Problem requirements>
Beginning with the opening line of the entries, return every line through the one containing "(0,0) rectangle (1472,1833);", both included, and nothing else. Omit pictures.

-- begin --

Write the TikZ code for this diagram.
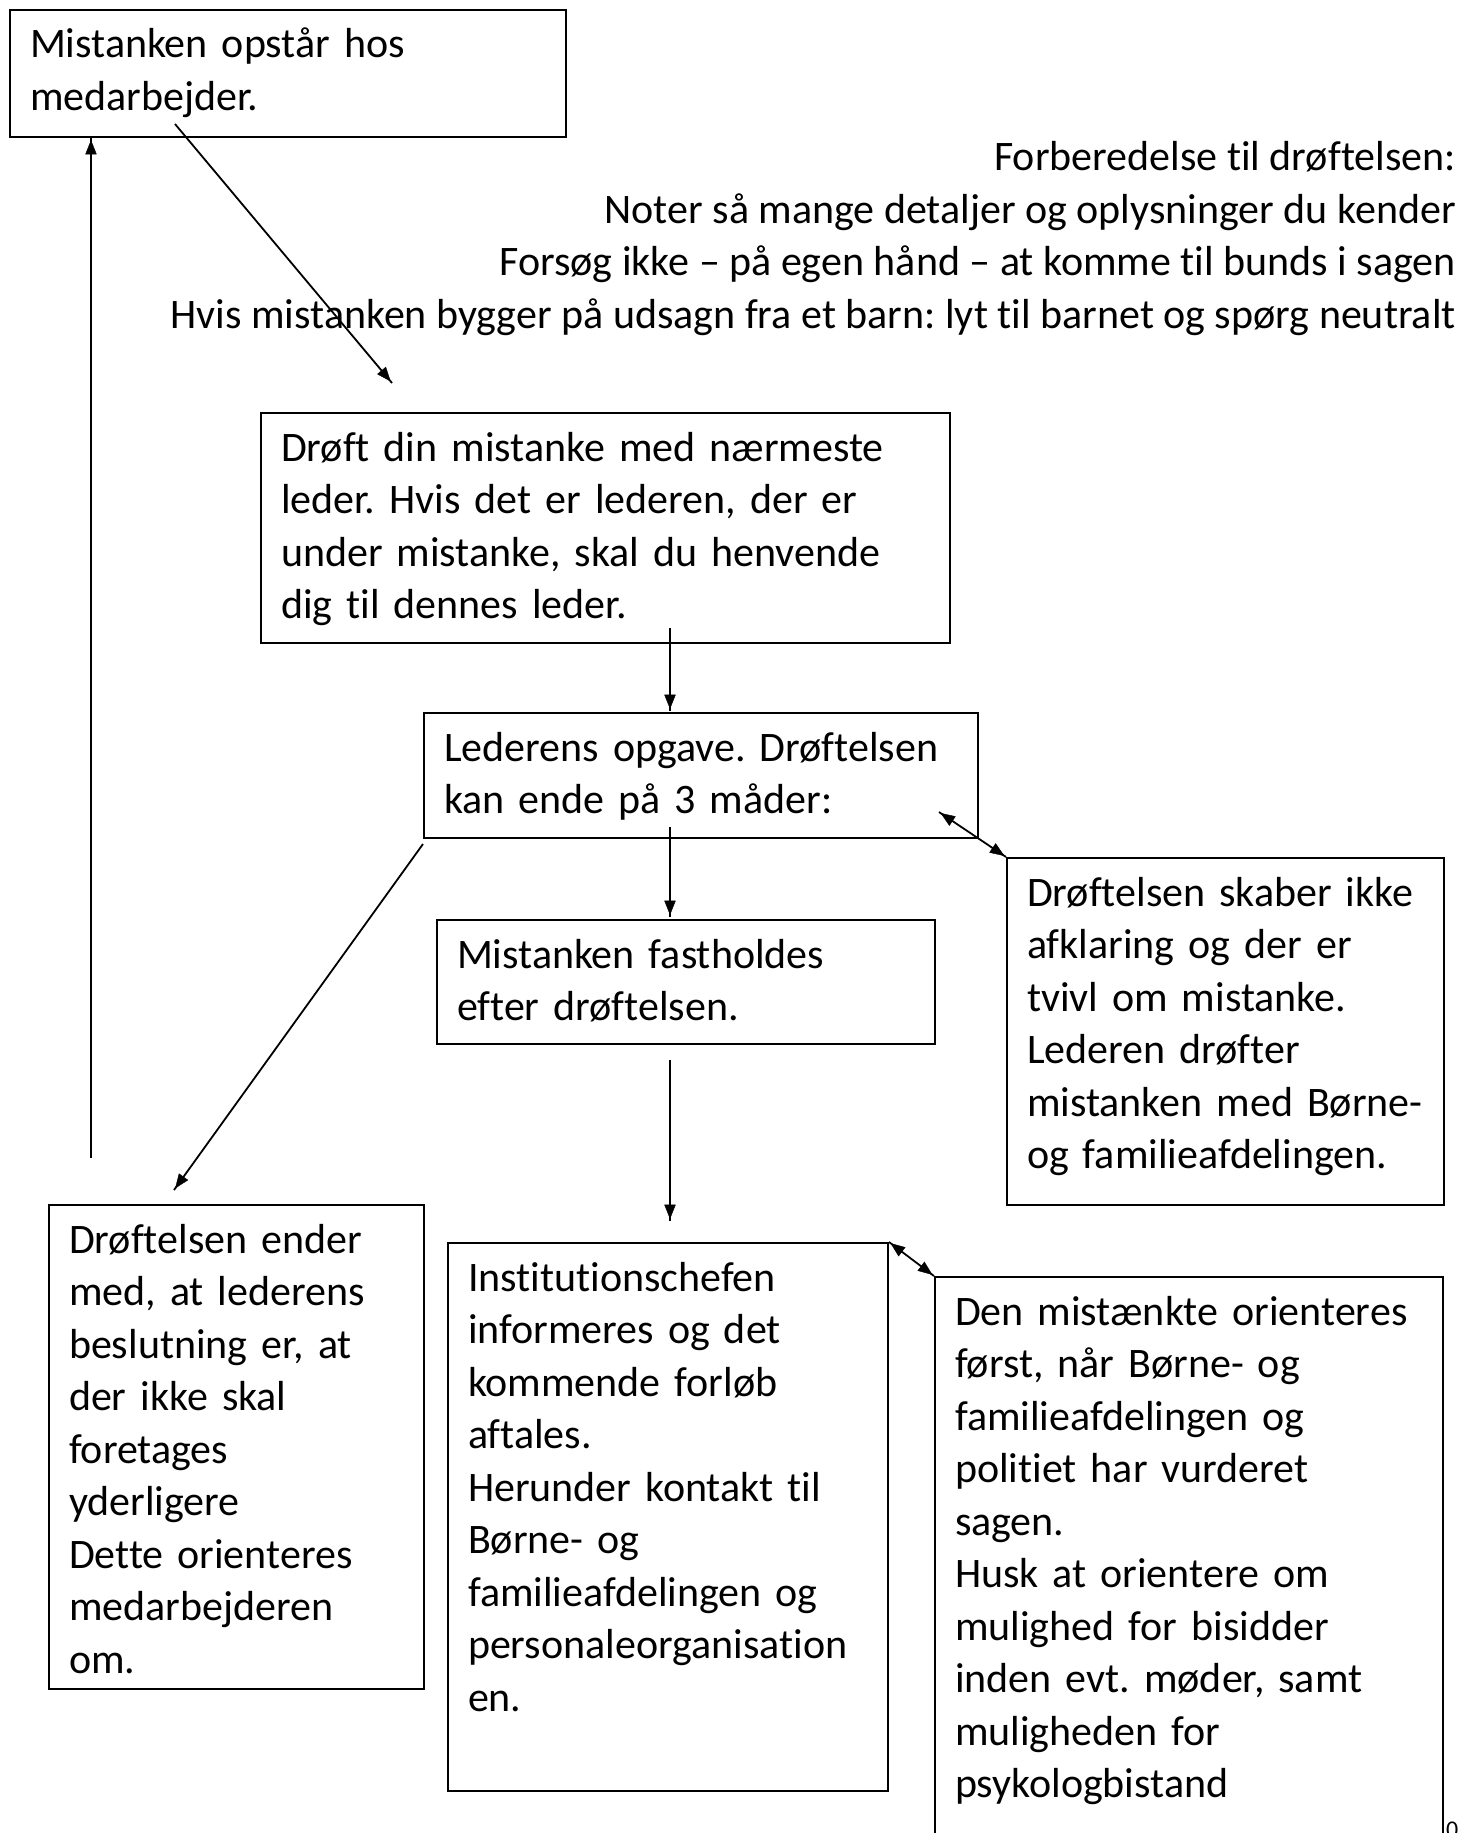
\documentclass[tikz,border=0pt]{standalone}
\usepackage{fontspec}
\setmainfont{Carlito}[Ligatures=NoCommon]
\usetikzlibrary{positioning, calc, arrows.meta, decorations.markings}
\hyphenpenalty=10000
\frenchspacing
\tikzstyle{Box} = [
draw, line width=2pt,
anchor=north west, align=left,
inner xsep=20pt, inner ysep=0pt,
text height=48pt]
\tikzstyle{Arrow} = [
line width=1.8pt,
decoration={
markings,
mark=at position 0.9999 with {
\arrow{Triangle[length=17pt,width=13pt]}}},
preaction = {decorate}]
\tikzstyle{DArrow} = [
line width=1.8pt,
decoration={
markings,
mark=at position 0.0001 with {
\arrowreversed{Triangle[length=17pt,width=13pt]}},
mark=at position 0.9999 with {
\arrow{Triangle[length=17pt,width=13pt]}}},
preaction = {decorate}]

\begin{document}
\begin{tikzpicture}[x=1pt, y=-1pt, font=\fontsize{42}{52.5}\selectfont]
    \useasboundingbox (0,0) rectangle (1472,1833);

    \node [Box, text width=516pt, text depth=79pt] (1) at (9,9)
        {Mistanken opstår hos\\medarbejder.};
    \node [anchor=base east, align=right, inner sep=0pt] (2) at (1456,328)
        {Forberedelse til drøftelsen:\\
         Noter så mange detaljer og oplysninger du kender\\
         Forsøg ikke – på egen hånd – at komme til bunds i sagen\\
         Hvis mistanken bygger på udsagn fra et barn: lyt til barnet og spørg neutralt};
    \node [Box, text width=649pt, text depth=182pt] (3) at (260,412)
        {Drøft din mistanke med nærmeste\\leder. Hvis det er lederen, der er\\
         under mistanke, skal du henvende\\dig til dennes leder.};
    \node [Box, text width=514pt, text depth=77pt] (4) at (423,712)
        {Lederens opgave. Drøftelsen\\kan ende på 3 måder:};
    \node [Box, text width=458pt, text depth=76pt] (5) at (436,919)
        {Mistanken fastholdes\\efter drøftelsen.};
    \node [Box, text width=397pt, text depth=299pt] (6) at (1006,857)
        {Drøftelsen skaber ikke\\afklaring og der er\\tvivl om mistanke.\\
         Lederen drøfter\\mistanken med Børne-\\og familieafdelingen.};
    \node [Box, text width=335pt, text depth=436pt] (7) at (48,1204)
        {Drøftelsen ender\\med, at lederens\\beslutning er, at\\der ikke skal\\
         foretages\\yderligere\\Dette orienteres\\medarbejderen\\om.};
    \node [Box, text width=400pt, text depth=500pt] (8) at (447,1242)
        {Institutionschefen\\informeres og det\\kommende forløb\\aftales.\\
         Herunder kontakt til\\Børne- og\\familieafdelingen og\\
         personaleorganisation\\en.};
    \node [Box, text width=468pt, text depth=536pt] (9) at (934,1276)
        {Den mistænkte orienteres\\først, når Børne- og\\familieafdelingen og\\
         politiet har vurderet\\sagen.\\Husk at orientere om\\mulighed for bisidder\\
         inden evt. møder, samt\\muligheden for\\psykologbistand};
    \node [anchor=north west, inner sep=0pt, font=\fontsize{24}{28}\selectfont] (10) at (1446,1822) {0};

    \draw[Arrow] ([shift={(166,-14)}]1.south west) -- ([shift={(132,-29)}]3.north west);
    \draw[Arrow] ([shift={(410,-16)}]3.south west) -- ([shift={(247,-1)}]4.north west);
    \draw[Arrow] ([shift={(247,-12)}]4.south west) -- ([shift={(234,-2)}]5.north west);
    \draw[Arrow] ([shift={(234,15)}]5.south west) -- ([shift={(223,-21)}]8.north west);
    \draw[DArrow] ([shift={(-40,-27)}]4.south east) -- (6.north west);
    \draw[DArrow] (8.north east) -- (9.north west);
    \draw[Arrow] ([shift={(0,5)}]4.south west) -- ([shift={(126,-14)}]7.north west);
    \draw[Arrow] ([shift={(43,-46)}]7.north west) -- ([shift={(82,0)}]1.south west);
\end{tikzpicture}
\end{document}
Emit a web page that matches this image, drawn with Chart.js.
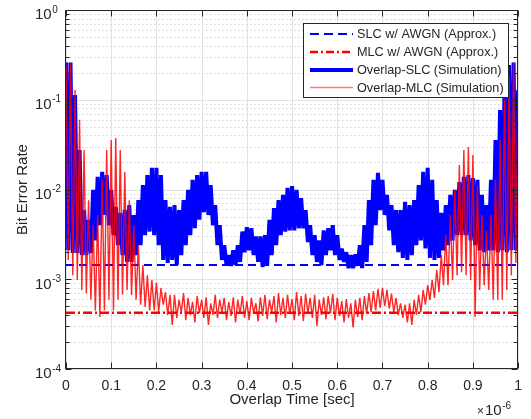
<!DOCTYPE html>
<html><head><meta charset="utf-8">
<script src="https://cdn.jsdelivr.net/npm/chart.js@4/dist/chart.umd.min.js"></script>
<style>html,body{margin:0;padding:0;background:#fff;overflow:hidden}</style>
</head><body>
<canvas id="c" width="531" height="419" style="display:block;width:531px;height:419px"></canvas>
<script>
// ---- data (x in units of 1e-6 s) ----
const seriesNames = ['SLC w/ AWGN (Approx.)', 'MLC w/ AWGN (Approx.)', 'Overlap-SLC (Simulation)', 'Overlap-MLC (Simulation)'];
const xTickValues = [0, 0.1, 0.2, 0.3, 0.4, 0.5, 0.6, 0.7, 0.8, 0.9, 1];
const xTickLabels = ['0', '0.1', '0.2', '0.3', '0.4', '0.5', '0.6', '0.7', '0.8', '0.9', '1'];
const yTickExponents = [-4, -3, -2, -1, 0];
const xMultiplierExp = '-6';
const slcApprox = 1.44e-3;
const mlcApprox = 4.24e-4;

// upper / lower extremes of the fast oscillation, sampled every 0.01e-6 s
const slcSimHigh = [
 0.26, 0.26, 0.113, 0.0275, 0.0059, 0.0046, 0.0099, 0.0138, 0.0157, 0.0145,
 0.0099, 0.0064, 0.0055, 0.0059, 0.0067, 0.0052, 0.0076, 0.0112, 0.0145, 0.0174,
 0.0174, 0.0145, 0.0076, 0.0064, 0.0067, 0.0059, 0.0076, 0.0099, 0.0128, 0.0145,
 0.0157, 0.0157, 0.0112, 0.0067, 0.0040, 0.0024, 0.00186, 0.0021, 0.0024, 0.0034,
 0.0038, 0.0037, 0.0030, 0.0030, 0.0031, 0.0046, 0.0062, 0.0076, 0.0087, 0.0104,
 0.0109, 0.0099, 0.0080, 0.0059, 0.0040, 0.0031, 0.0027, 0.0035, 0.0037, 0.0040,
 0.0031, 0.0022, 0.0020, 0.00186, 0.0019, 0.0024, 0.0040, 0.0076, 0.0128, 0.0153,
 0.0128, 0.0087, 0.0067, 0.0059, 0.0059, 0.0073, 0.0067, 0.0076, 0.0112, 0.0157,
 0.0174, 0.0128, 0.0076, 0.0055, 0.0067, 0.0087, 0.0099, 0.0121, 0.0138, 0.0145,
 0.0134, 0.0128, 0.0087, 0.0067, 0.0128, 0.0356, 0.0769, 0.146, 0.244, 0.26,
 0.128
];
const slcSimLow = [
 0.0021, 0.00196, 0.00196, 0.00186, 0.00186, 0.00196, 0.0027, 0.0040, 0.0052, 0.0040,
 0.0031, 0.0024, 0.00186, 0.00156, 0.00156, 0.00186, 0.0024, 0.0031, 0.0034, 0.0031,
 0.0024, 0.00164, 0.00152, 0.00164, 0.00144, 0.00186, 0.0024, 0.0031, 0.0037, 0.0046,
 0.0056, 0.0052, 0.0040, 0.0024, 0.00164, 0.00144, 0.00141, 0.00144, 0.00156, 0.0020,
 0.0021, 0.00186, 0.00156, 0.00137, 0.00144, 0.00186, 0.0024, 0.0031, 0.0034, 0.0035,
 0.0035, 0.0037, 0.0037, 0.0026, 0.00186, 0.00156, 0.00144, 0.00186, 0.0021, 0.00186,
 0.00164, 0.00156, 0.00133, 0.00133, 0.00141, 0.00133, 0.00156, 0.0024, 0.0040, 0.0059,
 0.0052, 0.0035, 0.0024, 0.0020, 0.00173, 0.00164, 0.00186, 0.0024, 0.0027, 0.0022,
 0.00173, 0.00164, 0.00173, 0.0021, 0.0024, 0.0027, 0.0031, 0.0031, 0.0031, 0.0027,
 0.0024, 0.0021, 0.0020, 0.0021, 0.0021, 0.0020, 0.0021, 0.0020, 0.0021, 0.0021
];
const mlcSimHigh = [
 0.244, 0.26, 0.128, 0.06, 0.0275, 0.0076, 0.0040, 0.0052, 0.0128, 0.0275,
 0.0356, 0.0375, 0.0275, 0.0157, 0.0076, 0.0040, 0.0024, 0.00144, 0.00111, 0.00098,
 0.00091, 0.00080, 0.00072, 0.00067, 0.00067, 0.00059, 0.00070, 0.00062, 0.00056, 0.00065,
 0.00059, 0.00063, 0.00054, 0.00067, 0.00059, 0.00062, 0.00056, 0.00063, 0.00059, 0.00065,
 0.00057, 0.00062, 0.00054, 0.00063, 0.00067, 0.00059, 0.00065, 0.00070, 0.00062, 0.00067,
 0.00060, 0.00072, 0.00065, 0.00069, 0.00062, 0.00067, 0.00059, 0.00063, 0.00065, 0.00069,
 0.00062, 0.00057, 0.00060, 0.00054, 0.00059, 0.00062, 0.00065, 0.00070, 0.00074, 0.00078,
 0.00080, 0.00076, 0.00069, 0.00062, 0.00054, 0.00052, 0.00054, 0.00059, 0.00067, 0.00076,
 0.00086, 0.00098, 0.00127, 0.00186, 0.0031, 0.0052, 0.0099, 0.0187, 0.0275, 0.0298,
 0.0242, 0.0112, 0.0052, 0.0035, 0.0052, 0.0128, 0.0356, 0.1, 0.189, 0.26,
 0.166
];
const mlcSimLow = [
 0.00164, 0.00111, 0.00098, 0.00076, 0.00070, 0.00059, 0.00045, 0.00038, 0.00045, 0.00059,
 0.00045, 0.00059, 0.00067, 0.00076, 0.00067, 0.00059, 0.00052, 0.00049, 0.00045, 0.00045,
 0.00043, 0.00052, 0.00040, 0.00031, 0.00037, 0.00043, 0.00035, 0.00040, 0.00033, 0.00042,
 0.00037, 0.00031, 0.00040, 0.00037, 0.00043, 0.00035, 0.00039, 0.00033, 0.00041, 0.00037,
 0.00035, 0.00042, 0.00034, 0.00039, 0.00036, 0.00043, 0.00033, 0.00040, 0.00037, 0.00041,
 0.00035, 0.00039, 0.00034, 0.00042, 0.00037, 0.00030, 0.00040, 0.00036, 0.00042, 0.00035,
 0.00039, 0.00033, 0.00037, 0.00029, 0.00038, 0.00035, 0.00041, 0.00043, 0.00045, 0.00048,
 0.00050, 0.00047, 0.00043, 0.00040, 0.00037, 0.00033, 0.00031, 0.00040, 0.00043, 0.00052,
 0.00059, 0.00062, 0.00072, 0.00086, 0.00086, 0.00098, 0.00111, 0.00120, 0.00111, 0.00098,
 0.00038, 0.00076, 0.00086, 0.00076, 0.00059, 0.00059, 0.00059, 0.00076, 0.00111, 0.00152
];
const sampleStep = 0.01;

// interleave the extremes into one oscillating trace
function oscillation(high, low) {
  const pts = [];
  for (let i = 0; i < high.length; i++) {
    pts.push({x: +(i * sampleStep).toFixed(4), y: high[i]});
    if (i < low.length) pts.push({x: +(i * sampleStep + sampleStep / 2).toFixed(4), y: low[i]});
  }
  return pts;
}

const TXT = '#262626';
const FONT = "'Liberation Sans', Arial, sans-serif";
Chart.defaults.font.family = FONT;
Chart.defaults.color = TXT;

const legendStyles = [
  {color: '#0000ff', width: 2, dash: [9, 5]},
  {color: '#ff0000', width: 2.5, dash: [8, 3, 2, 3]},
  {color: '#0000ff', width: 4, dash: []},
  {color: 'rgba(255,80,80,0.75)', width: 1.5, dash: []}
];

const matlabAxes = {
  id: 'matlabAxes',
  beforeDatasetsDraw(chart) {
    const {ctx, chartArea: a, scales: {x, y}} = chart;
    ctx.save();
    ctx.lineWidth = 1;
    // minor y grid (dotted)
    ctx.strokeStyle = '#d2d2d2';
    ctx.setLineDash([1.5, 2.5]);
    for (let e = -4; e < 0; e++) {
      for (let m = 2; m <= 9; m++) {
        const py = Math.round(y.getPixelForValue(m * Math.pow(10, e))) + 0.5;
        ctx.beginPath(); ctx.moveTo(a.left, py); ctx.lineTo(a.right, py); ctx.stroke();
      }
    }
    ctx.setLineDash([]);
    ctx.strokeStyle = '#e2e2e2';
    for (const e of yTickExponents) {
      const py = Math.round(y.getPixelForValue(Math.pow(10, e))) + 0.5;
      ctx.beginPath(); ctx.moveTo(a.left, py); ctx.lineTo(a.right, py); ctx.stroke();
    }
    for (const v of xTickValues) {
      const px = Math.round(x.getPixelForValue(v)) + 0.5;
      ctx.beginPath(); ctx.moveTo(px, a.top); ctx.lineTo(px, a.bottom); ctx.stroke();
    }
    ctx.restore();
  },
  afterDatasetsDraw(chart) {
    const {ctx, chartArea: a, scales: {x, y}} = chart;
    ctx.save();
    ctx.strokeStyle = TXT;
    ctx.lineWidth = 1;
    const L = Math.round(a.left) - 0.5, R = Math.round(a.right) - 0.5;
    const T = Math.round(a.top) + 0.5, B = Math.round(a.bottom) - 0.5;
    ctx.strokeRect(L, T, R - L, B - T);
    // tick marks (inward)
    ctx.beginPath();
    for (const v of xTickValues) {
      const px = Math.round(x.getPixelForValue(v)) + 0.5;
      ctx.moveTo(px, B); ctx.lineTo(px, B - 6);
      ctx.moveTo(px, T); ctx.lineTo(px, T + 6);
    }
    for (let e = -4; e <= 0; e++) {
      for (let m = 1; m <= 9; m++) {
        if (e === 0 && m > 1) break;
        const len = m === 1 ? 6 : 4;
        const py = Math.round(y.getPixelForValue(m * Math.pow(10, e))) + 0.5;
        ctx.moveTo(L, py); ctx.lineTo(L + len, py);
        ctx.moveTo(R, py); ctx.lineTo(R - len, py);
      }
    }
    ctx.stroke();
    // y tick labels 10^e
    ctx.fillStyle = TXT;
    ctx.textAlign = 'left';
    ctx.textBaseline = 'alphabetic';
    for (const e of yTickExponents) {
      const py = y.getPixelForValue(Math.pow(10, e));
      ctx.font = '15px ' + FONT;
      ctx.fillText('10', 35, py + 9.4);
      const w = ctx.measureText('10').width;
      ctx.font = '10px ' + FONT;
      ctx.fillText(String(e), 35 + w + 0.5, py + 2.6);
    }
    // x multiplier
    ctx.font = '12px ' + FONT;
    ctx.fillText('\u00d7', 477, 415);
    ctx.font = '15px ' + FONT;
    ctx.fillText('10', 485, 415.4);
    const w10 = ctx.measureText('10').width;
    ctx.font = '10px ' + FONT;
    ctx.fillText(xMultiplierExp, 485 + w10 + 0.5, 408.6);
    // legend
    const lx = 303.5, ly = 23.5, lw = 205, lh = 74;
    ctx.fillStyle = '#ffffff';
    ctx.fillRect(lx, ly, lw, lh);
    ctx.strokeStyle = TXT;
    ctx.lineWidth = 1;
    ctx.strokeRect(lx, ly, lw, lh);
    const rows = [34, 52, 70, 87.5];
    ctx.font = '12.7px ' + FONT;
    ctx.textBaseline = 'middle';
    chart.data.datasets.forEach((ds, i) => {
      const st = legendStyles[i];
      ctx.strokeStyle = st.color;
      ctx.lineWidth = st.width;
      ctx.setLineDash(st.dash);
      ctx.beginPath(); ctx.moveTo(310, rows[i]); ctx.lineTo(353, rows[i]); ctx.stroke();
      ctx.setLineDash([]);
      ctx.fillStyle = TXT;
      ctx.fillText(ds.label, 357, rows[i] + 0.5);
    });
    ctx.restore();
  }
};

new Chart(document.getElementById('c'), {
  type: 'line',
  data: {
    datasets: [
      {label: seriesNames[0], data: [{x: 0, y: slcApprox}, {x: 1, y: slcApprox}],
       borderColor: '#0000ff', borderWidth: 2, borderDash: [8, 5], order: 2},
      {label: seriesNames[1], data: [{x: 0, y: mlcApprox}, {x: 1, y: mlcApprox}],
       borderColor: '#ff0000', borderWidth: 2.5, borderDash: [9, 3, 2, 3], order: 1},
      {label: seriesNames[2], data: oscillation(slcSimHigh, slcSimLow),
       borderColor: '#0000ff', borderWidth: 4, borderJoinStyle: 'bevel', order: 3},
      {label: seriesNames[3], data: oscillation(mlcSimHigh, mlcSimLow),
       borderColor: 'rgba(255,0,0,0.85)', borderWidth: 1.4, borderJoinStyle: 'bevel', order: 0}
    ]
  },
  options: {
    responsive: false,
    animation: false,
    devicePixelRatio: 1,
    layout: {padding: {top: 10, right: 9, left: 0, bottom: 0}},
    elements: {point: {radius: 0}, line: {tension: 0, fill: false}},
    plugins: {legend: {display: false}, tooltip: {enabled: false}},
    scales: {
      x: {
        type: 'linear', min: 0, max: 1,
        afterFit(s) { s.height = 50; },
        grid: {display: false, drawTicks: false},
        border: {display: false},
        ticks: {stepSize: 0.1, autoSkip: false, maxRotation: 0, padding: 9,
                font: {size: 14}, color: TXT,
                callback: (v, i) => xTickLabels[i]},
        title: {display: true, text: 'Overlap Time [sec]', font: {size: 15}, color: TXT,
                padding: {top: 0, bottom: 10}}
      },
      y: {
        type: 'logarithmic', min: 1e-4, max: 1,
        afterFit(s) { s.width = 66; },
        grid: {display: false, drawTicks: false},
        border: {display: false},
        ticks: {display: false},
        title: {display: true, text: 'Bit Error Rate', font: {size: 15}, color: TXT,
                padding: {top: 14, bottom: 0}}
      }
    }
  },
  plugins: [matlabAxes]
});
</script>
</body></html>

-- end --

Correct result>
Write the TikZ code for this diagram.
\documentclass[tikz,border=0pt]{standalone}
\usepackage{fontspec}
\setmainfont{Carlito}[Ligatures=NoCommon]
\usetikzlibrary{positioning, calc, arrows.meta, decorations.markings}
\hyphenpenalty=10000
\frenchspacing
\tikzstyle{Box} = [
draw, line width=2pt,
anchor=north west, align=left,
inner xsep=20pt, inner ysep=0pt,
text height=48pt]
\tikzstyle{Arrow} = [
line width=1.8pt,
decoration={
markings,
mark=at position 0.9999 with {
\arrow{Triangle[length=17pt,width=13pt]}}},
preaction = {decorate}]
\tikzstyle{DArrow} = [
line width=1.8pt,
decoration={
markings,
mark=at position 0.0001 with {
\arrowreversed{Triangle[length=17pt,width=13pt]}},
mark=at position 0.9999 with {
\arrow{Triangle[length=17pt,width=13pt]}}},
preaction = {decorate}]

\begin{document}
\begin{tikzpicture}[x=1pt, y=-1pt, font=\fontsize{42}{52.5}\selectfont]
    \useasboundingbox (0,0) rectangle (1472,1833);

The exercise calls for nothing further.